▶ **The problem**
Retype only what runs from the beginning of the data through the line with "BAR_LABEL_PX = 12.7"; please omit the pictures and keep every line exact.

▶ **Source material**
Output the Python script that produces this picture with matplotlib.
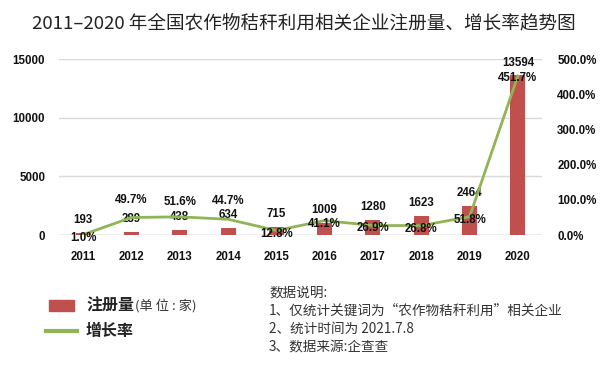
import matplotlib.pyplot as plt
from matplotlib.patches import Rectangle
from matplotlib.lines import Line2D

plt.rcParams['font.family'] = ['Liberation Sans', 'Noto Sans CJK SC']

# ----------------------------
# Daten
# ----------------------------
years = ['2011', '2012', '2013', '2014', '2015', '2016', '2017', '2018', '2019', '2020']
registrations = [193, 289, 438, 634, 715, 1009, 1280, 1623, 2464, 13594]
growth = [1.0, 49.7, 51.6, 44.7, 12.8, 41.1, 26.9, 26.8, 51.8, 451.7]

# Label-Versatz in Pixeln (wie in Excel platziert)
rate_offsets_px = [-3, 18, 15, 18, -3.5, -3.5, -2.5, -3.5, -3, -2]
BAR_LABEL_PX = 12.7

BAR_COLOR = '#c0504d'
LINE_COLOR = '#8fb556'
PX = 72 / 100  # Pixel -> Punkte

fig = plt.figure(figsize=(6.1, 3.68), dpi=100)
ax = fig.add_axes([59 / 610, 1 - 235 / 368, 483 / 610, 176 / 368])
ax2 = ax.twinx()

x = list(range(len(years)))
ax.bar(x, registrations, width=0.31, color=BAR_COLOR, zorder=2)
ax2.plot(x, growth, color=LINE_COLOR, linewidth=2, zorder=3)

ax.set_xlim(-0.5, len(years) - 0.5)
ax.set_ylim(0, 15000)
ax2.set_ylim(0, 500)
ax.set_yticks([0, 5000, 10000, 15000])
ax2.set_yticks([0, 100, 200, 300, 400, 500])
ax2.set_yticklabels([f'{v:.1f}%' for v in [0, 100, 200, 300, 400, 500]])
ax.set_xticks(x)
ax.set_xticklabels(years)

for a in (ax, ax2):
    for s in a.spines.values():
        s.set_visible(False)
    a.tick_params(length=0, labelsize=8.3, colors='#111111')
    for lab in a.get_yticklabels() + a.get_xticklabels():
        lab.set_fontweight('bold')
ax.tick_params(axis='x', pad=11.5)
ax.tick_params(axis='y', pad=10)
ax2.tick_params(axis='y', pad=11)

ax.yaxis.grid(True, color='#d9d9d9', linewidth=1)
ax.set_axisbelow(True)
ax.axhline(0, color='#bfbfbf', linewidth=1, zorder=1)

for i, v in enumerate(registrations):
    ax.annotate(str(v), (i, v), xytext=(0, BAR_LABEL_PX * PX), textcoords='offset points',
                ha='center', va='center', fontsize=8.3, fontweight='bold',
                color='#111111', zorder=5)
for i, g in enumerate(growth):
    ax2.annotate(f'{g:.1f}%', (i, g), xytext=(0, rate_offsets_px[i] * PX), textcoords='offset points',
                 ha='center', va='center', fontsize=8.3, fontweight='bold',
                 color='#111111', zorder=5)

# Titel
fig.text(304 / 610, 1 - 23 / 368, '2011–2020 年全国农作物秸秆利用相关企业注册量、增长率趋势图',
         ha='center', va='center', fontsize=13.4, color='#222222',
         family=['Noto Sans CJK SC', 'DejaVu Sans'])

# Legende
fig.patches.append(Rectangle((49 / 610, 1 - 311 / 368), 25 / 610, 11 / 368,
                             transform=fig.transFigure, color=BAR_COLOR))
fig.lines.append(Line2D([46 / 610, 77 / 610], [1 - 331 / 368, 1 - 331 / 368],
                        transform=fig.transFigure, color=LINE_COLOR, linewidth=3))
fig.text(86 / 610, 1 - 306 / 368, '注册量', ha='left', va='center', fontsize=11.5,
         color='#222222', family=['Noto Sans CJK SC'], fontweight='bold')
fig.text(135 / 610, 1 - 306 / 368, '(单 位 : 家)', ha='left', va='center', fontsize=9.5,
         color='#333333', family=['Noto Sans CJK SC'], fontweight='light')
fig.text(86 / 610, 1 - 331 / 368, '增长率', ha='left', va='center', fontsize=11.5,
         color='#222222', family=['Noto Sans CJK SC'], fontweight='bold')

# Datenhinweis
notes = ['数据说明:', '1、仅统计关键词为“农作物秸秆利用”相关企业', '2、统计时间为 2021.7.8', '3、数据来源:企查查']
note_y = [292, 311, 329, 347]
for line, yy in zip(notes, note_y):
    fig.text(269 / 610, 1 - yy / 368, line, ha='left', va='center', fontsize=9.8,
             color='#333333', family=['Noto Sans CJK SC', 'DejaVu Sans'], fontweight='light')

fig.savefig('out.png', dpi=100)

▶ **Response**
Output the Python script that produces this picture with matplotlib.
import matplotlib.pyplot as plt
from matplotlib.patches import Rectangle
from matplotlib.lines import Line2D

plt.rcParams['font.family'] = ['Liberation Sans', 'Noto Sans CJK SC']

# ----------------------------
# Daten
# ----------------------------
years = ['2011', '2012', '2013', '2014', '2015', '2016', '2017', '2018', '2019', '2020']
registrations = [193, 289, 438, 634, 715, 1009, 1280, 1623, 2464, 13594]
growth = [1.0, 49.7, 51.6, 44.7, 12.8, 41.1, 26.9, 26.8, 51.8, 451.7]

# Label-Versatz in Pixeln (wie in Excel platziert)
rate_offsets_px = [-3, 18, 15, 18, -3.5, -3.5, -2.5, -3.5, -3, -2]
BAR_LABEL_PX = 12.7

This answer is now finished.